On December 13, 2020, one of then-Governor of New York Andrew Cuomo’s former staff members accused him of habitual sexual harassment. Within days, news outlets were reporting the back-and-forth between the accuser and Cuomo’s office. Close to a year later, on November 2, 2021, Chinese star tennis player Peng Shuai leveled even more severe allegations of rape at a former Communist Party official, Zhang Gaoli. Within moments, her accusation was ripped from the internet, and within days people were noticing she’d disappeared from the public eye.

The disparity in those experiences ought to be clear enough, but I just want to take a quick look at the details of each of these cases.

Zhang Gaoli, the subject of Peng Shuai’s accusation, is a career apparatchik and member of the Chinese Communist Party (CCP). His first formal appointment by the party was in 1984, and by 2012 he found himself among the seven members of the Politburo Standing Committee, China’s ruling council. Peng posted her accusation of the now-retired party official to her Weibo, a Chinese social media platform.

Within minutes, her post was deleted. Searches for her, for “tennis,” or Zhang, among other keywords, stopped returning results other than from media approved by the CCP. Other users posting about it or sharing screenshots of her statement were quickly censored as well.

When many outside China, who could not be so easily silenced by the CCP, began to demand to hear from Peng to ensure she was safe and able to tell her story to the world, her account remained silent. Instead, media outlets and sporting organizations received emails supposedly written by Peng, asking for privacy. Chinese state media outlets began releasing pictures and videos “confirming” Peng was fine and happy. They were quickly debunked or rendered meaningless without any testimony from the player about recent events. Eventually, the International Olympic Committee—which is organizing winter games for February in Beijing—was able to hold a private video meeting with Peng. All was well, they gullibly reported.

While there is no politburo or one-party rule in America, Andrew Cuomo has had an impressive career, too. His father, Mario, was a governor of New York, and Andrew was in his third term in the position when the accusations came.

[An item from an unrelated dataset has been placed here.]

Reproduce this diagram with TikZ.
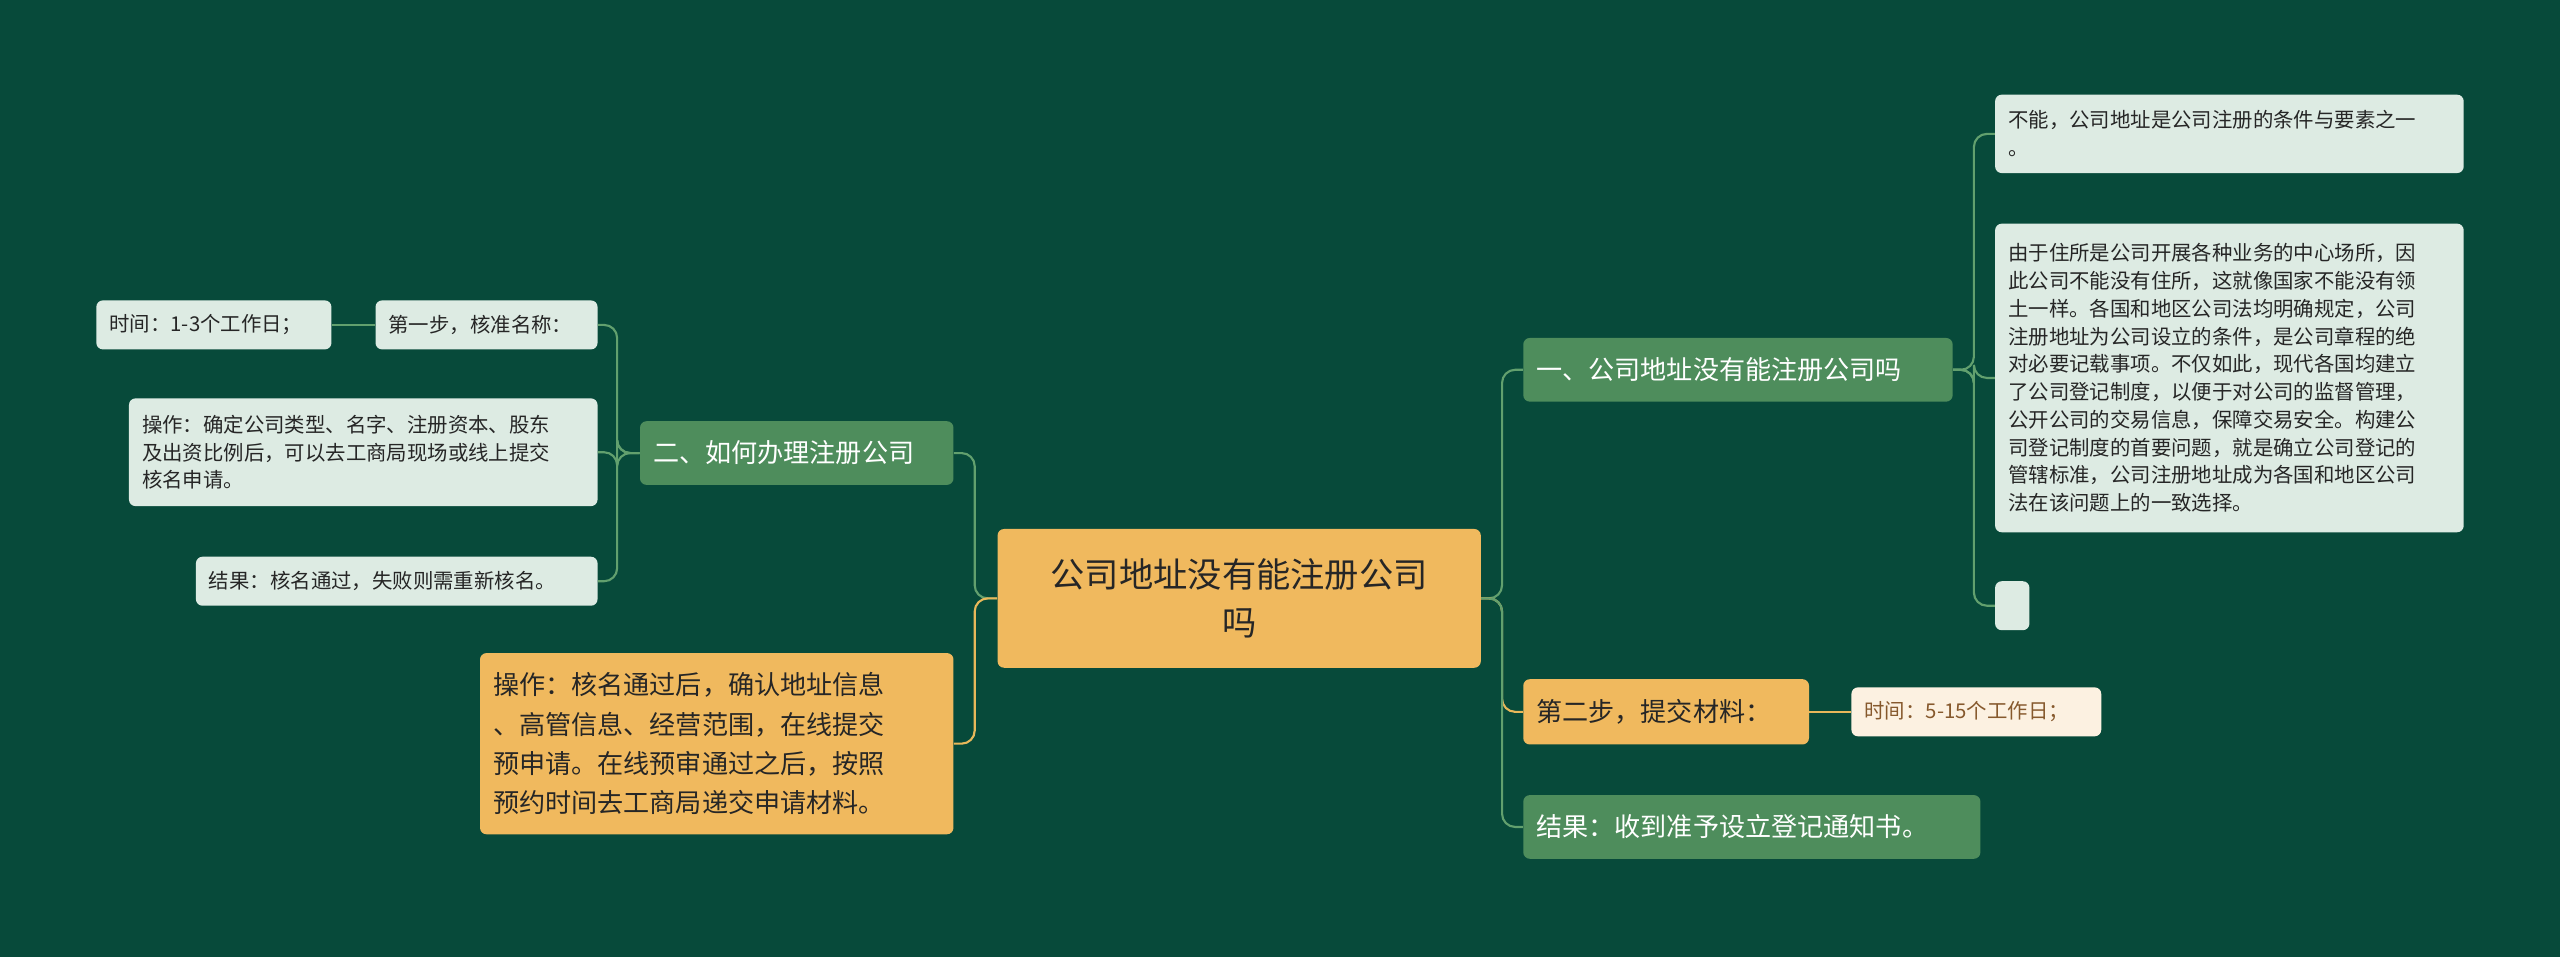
\documentclass[tikz,border=0pt]{standalone}
\usepackage{fontspec}
\setmainfont{Noto Sans CJK SC}
\definecolor{bg}{HTML}{074A3A}
\definecolor{cen}{HTML}{F0B95E}
\definecolor{grn}{HTML}{4E8D5C}
\definecolor{lt}{HTML}{DDEBE3}
\definecolor{cream}{HTML}{FCF1E1}
\definecolor{gline}{HTML}{62A06E}
\definecolor{yline}{HTML}{E8B85A}
\newcommand{\bx}[7]{\node[#6,minimum width={#4-#2},minimum height={#5-#3},text width={#4-#2-16},inner sep=0pt] (#1) at ({(#2+#4)/2},{(#3+#5)/2}) {#7};}
\tikzset{
 box/.style={rounded corners=4pt,align=left},
 cenbox/.style={box,fill=cen,text=black!85,font=\fontsize{21}{29}\selectfont,align=center},
 gbox/.style={box,fill=grn,text=white,font=\fontsize{16}{22}\selectfont},
 lbox/.style={box,fill=lt,text=black!85,font=\fontsize{12.5}{17}\selectfont},
 obox/.style={box,fill=cen,text=black!85,font=\fontsize{16}{24}\selectfont},
 cbox/.style={box,fill=cream,text=brown!70!black,font=\fontsize{12.5}{17}\selectfont},
 gl/.style={draw=gline,line width=1.3pt,rounded corners=8pt},
 yl/.style={draw=yline,line width=1.3pt,rounded corners=8pt},
}
\begin{document}
\begin{tikzpicture}[x=1pt,y=-1pt]
\fill[bg] (0,0) rectangle (1568,586);
\useasboundingbox (0,0) rectangle (1568,586);
\bx{c}{611}{324}{907}{409}{cenbox}{公司地址没有能注册公司\\吗}
\bx{b2}{392}{258}{584}{297}{gbox}{二、如何办理注册公司}
\bx{s1}{230}{184}{366}{214}{lbox}{第一步，核准名称：}
\bx{t1}{59}{184}{203}{214}{lbox}{时间：1-3个工作日；}
\bx{op}{79}{244}{366}{310}{lbox}{操作：确定公司类型、名字、注册资本、股东\\及出资比例后，可以去工商局现场或线上提交\\核名申请。}
\bx{r1}{120}{341}{366}{371}{lbox}{结果：核名通过，失败则需重新核名。}
\bx{o2}{294}{400}{584}{511}{obox}{操作：核名通过后，确认地址信息\\、高管信息、经营范围，在线提交\\预申请。在线预审通过之后，按照\\预约时间去工商局递交申请材料。}
\bx{b1}{933}{207}{1196}{246}{gbox}{一、公司地址没有能注册公司吗}
\bx{a1}{1222}{58}{1509}{106}{lbox}{不能，公司地址是公司注册的条件与要素之一\\。}
\bx{a2}{1222}{137}{1509}{326}{lbox}{由于住所是公司开展各种业务的中心场所，因\\此公司不能没有住所，这就像国家不能没有领\\土一样。各国和地区公司法均明确规定，公司\\注册地址为公司设立的条件，是公司章程的绝\\对必要记载事项。不仅如此，现代各国均建立\\了公司登记制度，以便于对公司的监督管理，\\公开公司的交易信息，保障交易安全。构建公\\司登记制度的首要问题，就是确立公司登记的\\管辖标准，公司注册地址成为各国和地区公司\\法在该问题上的一致选择。}
\node[box,fill=lt,minimum width=21,minimum height=30,inner sep=0pt] (a3) at (1232.5,371) {};
\bx{s2}{933}{416}{1108}{456}{obox}{第二步，提交材料：}
\bx{t2}{1134}{421}{1287}{451}{cbox}{时间：5-15个工作日；}
\bx{r2}{933}{487}{1213}{526}{gbox}{结果：收到准予设立登记通知书。}
% left
\draw[gl] (c.west) -- (597,366.5) |- (b2.east);
\draw[yl] (c.west) -- (597,366.5) |- (o2.east);
\draw[gl] (b2.west) -- (378,277.5) |- (s1.east);
\draw[gl] (b2.west) -- (378,277.5) |- (op.east);
\draw[gl] (b2.west) -- (378,277.5) |- (r1.east);
\draw[gl] (s1.west) -- (t1.east);
% right
\draw[gl] (c.east) -- (920,366.5) |- (b1.west);
\draw[yl] (c.east) -- (920,366.5) |- (s2.west);
\draw[gl] (c.east) -- (920,366.5) |- (r2.west);
\draw[gl] (b1.east) -- (1209,226.5) |- (a1.west);
\draw[gl] (b1.east) -- (1209,226.5) |- (a2.west);
\draw[gl] (b1.east) -- (1209,226.5) |- (a3.west);
\draw[yl] (s2.east) -- (t2.west);
\end{tikzpicture}
\end{document}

While skepticism from some dogged the original accuser’s claim against Cuomo, she was never silenced either by the government or by private social media firms. Over several months, more accusations appeared, and an investigation was launched by the state Attorney General. By August, the report was released, and it included detailed testimony from eleven different individuals alleging inappropriate behavior and sexual harrassment.

With the release of the report, high-ranking members of Cuomo’s own political party, including President Joe Biden, urged him to resign. Shortly thereafter, looking at a likely impeachment, Cuomo heeded the advice. Earlier this week, the first accuser Lindsey Boylan tweeted, “Incredible how many powerful people and organizations tried to destroy me...They did not succeed. They never will.”

In the US, the impact of the #MeToo movement is obvious, even if sexual harassment and abuse continues to persist. After all, Boylan is right that no person could silence her, and in the end, the cascade she started brought down a titanic figure in American politics. What’s more, it seems Cuomo’s brother may go down with him.

In China, on the other hand, it’s equally obvious just how unassailable high-ranking party members are. No matter celebrity, national service, or wealth, nobody is allowed to criticize party leadership, even retired figures like Zhang. In fact, the louder your voice is, the harsher punishment it seems the party is willing to hand you for using it.

It surely isn’t novel to point to China as a totalitarian system and America as a democratic one in which free expression flourishes. But this comparison does offer some important reminders. However flawed our democracy or the #MeToo movement, it’s encouraging to see that bottom-up agitation can yield results, even outside elections, as it did with Cuomo. After all, democracy is far more than regular elections. China may claim, as it often does, that it embodies “democracy in essence,” rather than form, but successful activism and protest are far more the essence of democracy than China’s silencing of dissent.